If you are currently thinking that bankruptcy may be the only solution to your money problems and are investigating the process, then you have probably come across the term 'means testing'. Bankruptcy can look pretty complicated to the uninitiated, but in actual fact the main thing you need to understand is that there are two main forms of bankruptcy – chapter 7 and chapter 13.
Chapter 7 is the one most people traditionally think of when they hear the term bankruptcy, where your debts are written off and your assets are liquidated. However, chapter 7 is only available to the people in the worst financial trouble, who could not afford to make the monthly payments that come with chapter 13. Means testing is the way in which people who apply for chapter 7 bankruptcy are assessed for eligibility.
How Does Means Testing Work?
Means testing works regionally, so you will be assessed in terms of your income and assets against other families or people in your area to determine if you are in a bad state of poverty.

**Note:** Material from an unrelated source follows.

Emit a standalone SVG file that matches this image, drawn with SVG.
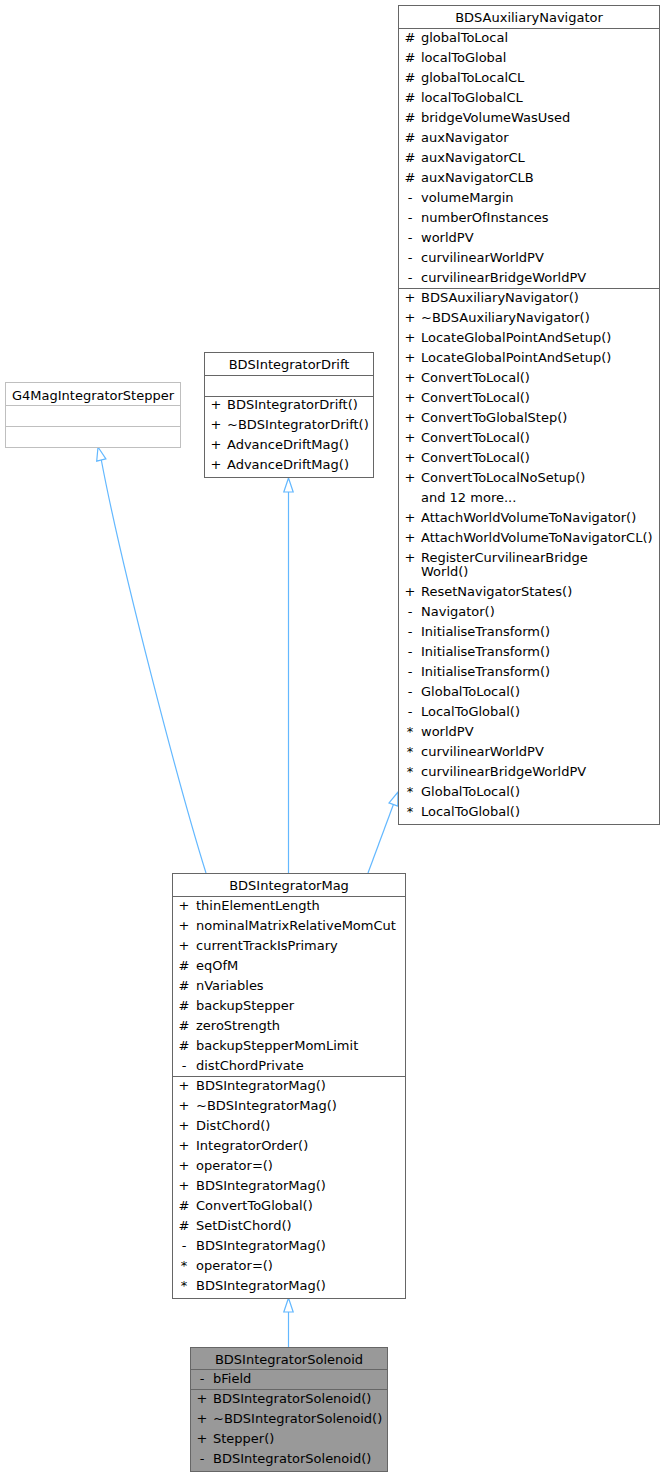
<svg xmlns="http://www.w3.org/2000/svg" width="665" height="1477" viewBox="0 0 665 1477">
<style>
  text { font-family: "DejaVu Sans", "Liberation Sans", sans-serif; font-size: 13px; fill: #000; }
  .t { text-anchor: middle; }
  .s { text-anchor: middle; }
  .box { fill: #ffffff; stroke: #666666; stroke-width: 1; }
  .boxg { fill: #ffffff; stroke: #bfbfbf; stroke-width: 1; }
  .boxc { fill: #999999; stroke: #666666; stroke-width: 1; }
  .sep { stroke: #666666; stroke-width: 1; fill: none; }
  .sepg { stroke: #bfbfbf; stroke-width: 1; fill: none; }
  .edge { stroke: #63b8ff; stroke-width: 1.2; fill: none; }
  .head { stroke: #63b8ff; stroke-width: 1.2; fill: #ffffff; }
</style>

<g id="edges">
  <path class="edge" d="M288.5,1347 L288.5,1312"/>
  <polygon class="head" points="288.5,1298 293.2,1312 283.8,1312"/>
  <path class="edge" d="M288.5,873 L288.5,492"/>
  <polygon class="head" points="288.5,478 293.2,492 283.8,492"/>
  <path class="edge" d="M206,873 C180,790 122,570 101.3,460"/>
  <polygon class="head" points="98,447 105.9,458.8 96.7,461.2"/>
  <path class="edge" d="M368,873 L393.4,804.5"/>
  <polygon class="head" points="398,792 397.8,806.1 389,802.9"/>
</g>

<g id="node-BDSAuxiliaryNavigator">
  <rect class="box" x="398.5" y="5.5" width="261" height="819"/>
  <text class="t" x="529" y="22">BDSAuxiliaryNavigator</text>
  <line class="sep" x1="398.5" y1="28.5" x2="659.5" y2="28.5"/>
  <text class="s" x="410" y="42">#</text><text x="421" y="42">globalToLocal</text>
  <text class="s" x="410" y="62">#</text><text x="421" y="62">localToGlobal</text>
  <text class="s" x="410" y="82">#</text><text x="421" y="82">globalToLocalCL</text>
  <text class="s" x="410" y="102">#</text><text x="421" y="102">localToGlobalCL</text>
  <text class="s" x="410" y="122">#</text><text x="421" y="122">bridgeVolumeWasUsed</text>
  <text class="s" x="410" y="142">#</text><text x="421" y="142">auxNavigator</text>
  <text class="s" x="410" y="162">#</text><text x="421" y="162">auxNavigatorCL</text>
  <text class="s" x="410" y="182">#</text><text x="421" y="182">auxNavigatorCLB</text>
  <text class="s" x="410" y="202">-</text><text x="421" y="202">volumeMargin</text>
  <text class="s" x="410" y="222">-</text><text x="421" y="222">numberOfInstances</text>
  <text class="s" x="410" y="242">-</text><text x="421" y="242">worldPV</text>
  <text class="s" x="410" y="262">-</text><text x="421" y="262">curvilinearWorldPV</text>
  <text class="s" x="410" y="282">-</text><text x="421" y="282">curvilinearBridgeWorldPV</text>
  <line class="sep" x1="398.5" y1="288.5" x2="659.5" y2="288.5"/>
  <text class="s" x="410" y="302">+</text><text x="421" y="302">BDSAuxiliaryNavigator()</text>
  <text class="s" x="410" y="322">+</text><text x="421" y="322">~BDSAuxiliaryNavigator()</text>
  <text class="s" x="410" y="342">+</text><text x="421" y="342">LocateGlobalPointAndSetup()</text>
  <text class="s" x="410" y="362">+</text><text x="421" y="362">LocateGlobalPointAndSetup()</text>
  <text class="s" x="410" y="382">+</text><text x="421" y="382">ConvertToLocal()</text>
  <text class="s" x="410" y="402">+</text><text x="421" y="402">ConvertToLocal()</text>
  <text class="s" x="410" y="422">+</text><text x="421" y="422">ConvertToGlobalStep()</text>
  <text class="s" x="410" y="442">+</text><text x="421" y="442">ConvertToLocal()</text>
  <text class="s" x="410" y="462">+</text><text x="421" y="462">ConvertToLocal()</text>
  <text class="s" x="410" y="482">+</text><text x="421" y="482">ConvertToLocalNoSetup()</text>
  <text x="421" y="502">and 12 more...</text>
  <text class="s" x="410" y="522">+</text><text x="421" y="522">AttachWorldVolumeToNavigator()</text>
  <text class="s" x="410" y="542">+</text><text x="421" y="542">AttachWorldVolumeToNavigatorCL()</text>
  <text class="s" x="410" y="562">+</text><text x="421" y="562">RegisterCurvilinearBridge</text>
  <text x="421" y="576">World()</text>
  <text class="s" x="410" y="596">+</text><text x="421" y="596">ResetNavigatorStates()</text>
  <text class="s" x="410" y="616">-</text><text x="421" y="616">Navigator()</text>
  <text class="s" x="410" y="636">-</text><text x="421" y="636">InitialiseTransform()</text>
  <text class="s" x="410" y="656">-</text><text x="421" y="656">InitialiseTransform()</text>
  <text class="s" x="410" y="676">-</text><text x="421" y="676">InitialiseTransform()</text>
  <text class="s" x="410" y="696">-</text><text x="421" y="696">GlobalToLocal()</text>
  <text class="s" x="410" y="716">-</text><text x="421" y="716">LocalToGlobal()</text>
  <text class="s" x="410" y="736">*</text><text x="421" y="736">worldPV</text>
  <text class="s" x="410" y="756">*</text><text x="421" y="756">curvilinearWorldPV</text>
  <text class="s" x="410" y="776">*</text><text x="421" y="776">curvilinearBridgeWorldPV</text>
  <text class="s" x="410" y="796">*</text><text x="421" y="796">GlobalToLocal()</text>
  <text class="s" x="410" y="816">*</text><text x="421" y="816">LocalToGlobal()</text>
</g>

<g id="node-G4MagIntegratorStepper">
  <rect class="boxg" x="5.5" y="382.5" width="175" height="65"/>
  <text class="t" x="93" y="400">G4MagIntegratorStepper</text>
  <line class="sepg" x1="5.5" y1="405.5" x2="180.5" y2="405.5"/>
  <line class="sepg" x1="5.5" y1="426.5" x2="180.5" y2="426.5"/>
</g>

<g id="node-BDSIntegratorDrift">
  <rect class="box" x="204.5" y="352.5" width="169" height="125"/>
  <text class="t" x="289" y="369">BDSIntegratorDrift</text>
  <line class="sep" x1="204.5" y1="375.5" x2="373.5" y2="375.5"/>
  <line class="sep" x1="204.5" y1="396.5" x2="373.5" y2="396.5"/>
  <text class="s" x="216" y="409">+</text><text x="227" y="409">BDSIntegratorDrift()</text>
  <text class="s" x="216" y="429">+</text><text x="227" y="429">~BDSIntegratorDrift()</text>
  <text class="s" x="216" y="449">+</text><text x="227" y="449">AdvanceDriftMag()</text>
  <text class="s" x="216" y="469">+</text><text x="227" y="469">AdvanceDriftMag()</text>
</g>

<g id="node-BDSIntegratorMag">
  <rect class="box" x="172.5" y="873.5" width="233" height="425"/>
  <text class="t" x="289" y="890">BDSIntegratorMag</text>
  <line class="sep" x1="172.5" y1="896.5" x2="405.5" y2="896.5"/>
  <text class="s" x="184" y="910">+</text><text x="196" y="910">thinElementLength</text>
  <text class="s" x="184" y="930">+</text><text x="196" y="930">nominalMatrixRelativeMomCut</text>
  <text class="s" x="184" y="950">+</text><text x="196" y="950">currentTrackIsPrimary</text>
  <text class="s" x="184" y="970">#</text><text x="196" y="970">eqOfM</text>
  <text class="s" x="184" y="990">#</text><text x="196" y="990">nVariables</text>
  <text class="s" x="184" y="1010">#</text><text x="196" y="1010">backupStepper</text>
  <text class="s" x="184" y="1030">#</text><text x="196" y="1030">zeroStrength</text>
  <text class="s" x="184" y="1050">#</text><text x="196" y="1050">backupStepperMomLimit</text>
  <text class="s" x="184" y="1070">-</text><text x="196" y="1070">distChordPrivate</text>
  <line class="sep" x1="172.5" y1="1076.5" x2="405.5" y2="1076.5"/>
  <text class="s" x="184" y="1090">+</text><text x="196" y="1090">BDSIntegratorMag()</text>
  <text class="s" x="184" y="1110">+</text><text x="196" y="1110">~BDSIntegratorMag()</text>
  <text class="s" x="184" y="1130">+</text><text x="196" y="1130">DistChord()</text>
  <text class="s" x="184" y="1150">+</text><text x="196" y="1150">IntegratorOrder()</text>
  <text class="s" x="184" y="1170">+</text><text x="196" y="1170">operator=()</text>
  <text class="s" x="184" y="1190">+</text><text x="196" y="1190">BDSIntegratorMag()</text>
  <text class="s" x="184" y="1210">#</text><text x="196" y="1210">ConvertToGlobal()</text>
  <text class="s" x="184" y="1230">#</text><text x="196" y="1230">SetDistChord()</text>
  <text class="s" x="184" y="1250">-</text><text x="196" y="1250">BDSIntegratorMag()</text>
  <text class="s" x="184" y="1270">*</text><text x="196" y="1270">operator=()</text>
  <text class="s" x="184" y="1290">*</text><text x="196" y="1290">BDSIntegratorMag()</text>
</g>

<g id="node-BDSIntegratorSolenoid">
  <rect class="boxc" x="190.5" y="1347.5" width="197" height="124"/>
  <text class="t" x="289" y="1364">BDSIntegratorSolenoid</text>
  <line class="sep" x1="190.5" y1="1369.5" x2="387.5" y2="1369.5"/>
  <text class="s" x="202" y="1383">-</text><text x="213" y="1383">bField</text>
  <line class="sep" x1="190.5" y1="1389.5" x2="387.5" y2="1389.5"/>
  <text class="s" x="202" y="1403">+</text><text x="213" y="1403">BDSIntegratorSolenoid()</text>
  <text class="s" x="202" y="1423">+</text><text x="213" y="1423">~BDSIntegratorSolenoid()</text>
  <text class="s" x="202" y="1443">+</text><text x="213" y="1443">Stepper()</text>
  <text class="s" x="202" y="1463">-</text><text x="213" y="1463">BDSIntegratorSolenoid()</text>
</g>
</svg>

Usually if you are someone who either has almost no money to spend on themselves after making monthly payments and meeting basic expenses, and the only assets you have are basics like furniture and clothes, you'll be likely to be able to file under chapter 7. This will all be dealt with by a bankruptcy attorney and the courts, and you will be informed whether or not you are eligible to complete the chapter 7 process.

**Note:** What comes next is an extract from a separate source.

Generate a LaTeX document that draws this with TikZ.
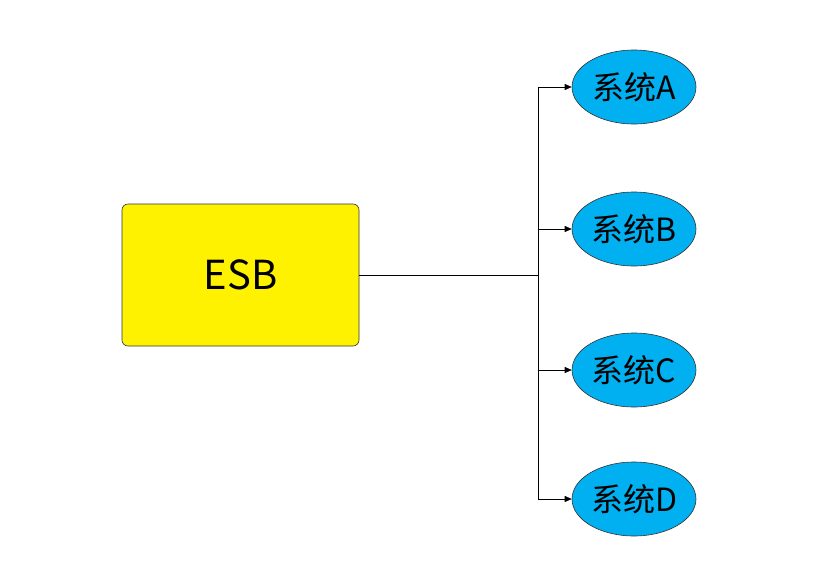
\documentclass[tikz,border=0pt]{standalone}
\usepackage{fontspec}
\setmainfont{Noto Sans CJK SC}
\usetikzlibrary{shapes.geometric,arrows.meta}
\definecolor{sysblue}{HTML}{00B0F0}
\tikzset{
  esbbox/.style={draw=black!80, fill=yellow, rounded corners=6pt, minimum width=237pt, minimum height=142pt, line width=0.6pt, font=\fontsize{40}{44}\selectfont, inner sep=0pt},
  sysnode/.style={ellipse, draw=black!80, fill=sysblue, minimum width=124pt, minimum height=74pt, line width=0.6pt, font=\fontsize{32}{36}\selectfont, inner sep=0pt},
  conn/.style={line width=0.6pt, -{Triangle[length=7pt,width=6pt]}}
}
\begin{document}
\begin{tikzpicture}[x=1pt,y=-1pt]
\useasboundingbox (0,0) rectangle (821,576);
\node[esbbox] (esb) at (240.5,275) {ESB};
\node[sysnode] (a) at (634,87) {系统A};
\node[sysnode] (b) at (634,229) {系统B};
\node[sysnode] (c) at (634,370) {系统C};
\node[sysnode] (d) at (634,499) {系统D};
\coordinate (j) at (538,275);
\draw[line width=0.6pt] (esb.east) -- (j);
\foreach \n in {a,b,c,d}{
  \draw[conn] (j) |- (\n.west);
}
\end{tikzpicture}
\end{document}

If you fail the means testing, this means that you are theoretically making enough money to meet monthly payments under chapter 13, and will need to file for this instead.
Why Do They Have Means Testing for Bankruptcy Cases?
Bankruptcy costs creditors, insurers and various other entities a lot of money, and is not something to be considered lightly. For this reason, the most extreme form of bankruptcy, which is chapter 7, is only made available to the people who need it the most.
It is important that bankruptcy exists as an option for people who have fallen on hard times as it gives them a way out of what could otherwise become an unmanageable situation, however writing off debts in this way can't be an option for those who really can afford to make at least some payments.
This is why means testing is used to ensure that those who are granted chapter 7 bankruptcy really are the people with no means to pay off their debts.
Will I Lose My Assets?
In different jurisdictions there are certain items that the court can't take as part of bankruptcy.
Depending where you live, this could mean things like tools you need for work, things that belong to your children, or even in some places your car, but the lists vary wildly between states so you'll need to check up on where you stand in terms of assets you won't have to liquidize. If you own a house or have something else you really want to keep, then chapter 13 may be the best option for you, though people with valuable assets tend not to pass means testing for chapter 7 anyway.